After all, we are only human. Who, after viewing all that fetching flora, wouldn’t suffer from a twinge of carrot covetousness? What sort of superhuman could look at those vivid vegetable photographs and not find his chest pounding with lentil lust? Or feel the pangs of unrequited asparagus ardor?

I realize that similar comestibles are currently available in the supermarket. But similar does not always mean the same.

The produce items offered at the store have about as much to do with homegrown garden-raised veggies as Disneyland has to do with reality.

It’s a pleasant form of fantasy, but you know darn well that it’s merely a distorted reflection of what is real.

It goes without saying that many of the “fresh” fruits and veggies peddled to us in the wintertime were grown in some exotic, tropical locale such as Tuvalu or Kiribati.

I’ve heard that some of our produce even comes from that astonishingly bizarre place known as California.

There is nothing the least bit attractive about the so-called strawberries that magically materialize in the middle of the winter. You know that those berries were picked green – probably mere moments after the plant achieved pollination – then packed into plastic containers and shipped intergalactic distances before finally arriving at your local supermarket.

Now take a moment to think back to last June. Recall the fizz and the crackle that shot through your central nervous system when you espied that first flash of crimson amongst the lush, green foliage.
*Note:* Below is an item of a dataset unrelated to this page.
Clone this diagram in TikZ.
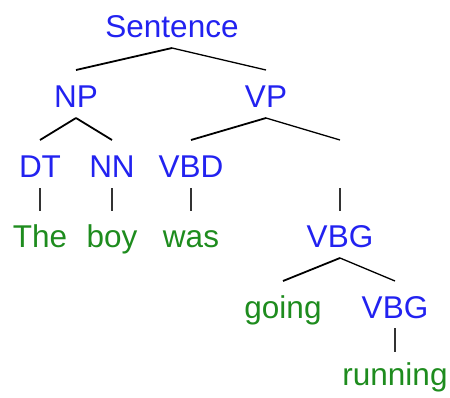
\documentclass[tikz,border=0pt]{standalone}
\usepackage{fontspec}
\setmainfont{Liberation Sans}
\usetikzlibrary{calc}
\definecolor{catblue}{RGB}{34,34,240}
\definecolor{wordgreen}{RGB}{30,140,30}
\begin{document}
\begin{tikzpicture}[x=1pt,y=-1pt,
  lab/.style={anchor=base,inner sep=0pt,font=\fontsize{31.5}{36}\selectfont},
  cat/.style={lab,text=catblue},
  word/.style={lab,text=wordgreen},
  lbr/.style={line width=1.8pt,black},
  rbr/.style={line width=1.3pt,black},
  vbr/.style={line width=1.3pt,black!80}]
\useasboundingbox (0,0) rectangle (450,397);
% nodes (base points in pixel coords, y down)
\node[cat] (S) at (172,37) {Sentence};
\node[cat] (NP) at (76,107) {NP};
\node[cat] (VP) at (266,107) {VP};
\node[cat] (DT) at (40,177) {DT};
\node[cat] (NN) at (112,177) {NN};
\node[cat] (VBD) at (191,177) {VBD};
\coordinate (E) at (340,177);
\node[word] (The) at (40,247) {The};
\node[word] (boy) at (112,247) {boy};
\node[word] (was) at (191,247) {was};
\node[cat] (VBG) at (340,247) {VBG};
\node[word] (going) at (283,318) {going};
\node[cat] (VBGb) at (395,318) {VBG};
\node[word] (running) at (395,385) {running};
% connectors
\draw[lbr] ($(S.base)+(0,11)$) -- ($(NP.base)+(0,-37)$);
\draw[rbr] ($(S.base)+(0,11)$) -- ($(VP.base)+(0,-37)$);
\draw[lbr] ($(NP.base)+(0,11)$) -- ($(DT.base)+(0,-37)$);
\draw[lbr] ($(NP.base)+(0,11)$) -- ($(NN.base)+(0,-37)$);
\draw[lbr] ($(VP.base)+(0,11)$) -- ($(VBD.base)+(0,-37)$);
\draw[rbr] ($(VP.base)+(0,11)$) -- ($(E)+(0,-37)$);
\draw[vbr] ($(DT.base)+(0,11)$) -- ($(The.base)+(0,-36)$);
\draw[vbr] ($(NN.base)+(0,11)$) -- ($(boy.base)+(0,-36)$);
\draw[vbr] ($(VBD.base)+(0,11)$) -- ($(was.base)+(0,-36)$);
\draw[vbr] ($(E)+(0,11)$) -- ($(VBG.base)+(0,-36)$);
\draw[lbr] ($(VBG.base)+(0,11)$) -- ($(going.base)+(0,-37)$);
\draw[rbr] ($(VBG.base)+(0,11)$) -- ($(VBGb.base)+(0,-37)$);
\draw[vbr] ($(VBGb.base)+(0,10)$) -- ($(running.base)+(0,-33)$);
\end{tikzpicture}
\end{document}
You reached down and let your fingertips tenderly caress the bursting-with-juice berry. The strawberry seemed to blush even brighter as you realized that its warmth was not entirely due to its afternoon sunbath.

Unable to control your impulses, you gently plucked the fruit. You put it to your nose and inhaled deeply; the sweet and tangy perfume made you suddenly lightheaded. You slowly parted your lips and

Whew! Just give me a minute while I catch my breath. Is it warm in here? For some reason I’m suddenly sweating. My wife’s hot flashes must be catching.

Where was I? Oh, yeah. Vicarious vegetable fantasies, when they take hold of us at midwinter, tend to elicit a disproportionate sense of enthusiasm for gardening.

This heedless reverie can induce a person to do extremely foolish things such as order three packets of zucchini seeds when one would obviously be more than enough.

I mean just one zucchini seed. Anyone who has ever grown zucchini knows that it’s the top terrorist of the veggie world. A single plant can be so prolific, amateur gardeners run a very real risk of being squashed by squash.

The main problem with these midwinter garden catalogs is the fact that we have by now forgotten about all our past gardening struggles. We only see the idealized world represented in the catalogue.

These booklets brim with photos of perfect fruits and unblemished veggies glistening beneath a soothing summer sun. The gardens in these photos all have rich, black soil with nary a weed nor a bug in sight.

Human beings are sometimes given small cameos in these garden catalogs. But the people are included only to lend a sense of scale. Look at the size of that rutabaga compared to that guy’s head! And it appears that it would indeed be possible for Peter the Pumpkin Eater to house his wife in a pumpkin shell.

But these exceptionally alluring magazine photographs paint an incomplete picture. Where are the sore back muscles that come from stooping down to pull up weeds?

Do any of the photos convey the anguish that stabbed the gardener’s heart when he learned that deer had cropped his sweet corn crop? What of the burning bitterness that arose after discovering that bugs had brunched with his broccoli?

We know all about these and other innumerable and inevitable disappointments. And yet, and yet

And yet we dig in the junk drawer for a pen so that we can fill out the seed catalog’s order form. Hope spouts eternally in the human breast, like a bean seedling stubbornly pushing its way through soil that has been crusted by a springtime deluge.

Now if you’ll excuse me, this new seed catalog has given me the hots for these heavenly jalapenos. It seems that my pepper passion has been inflamed.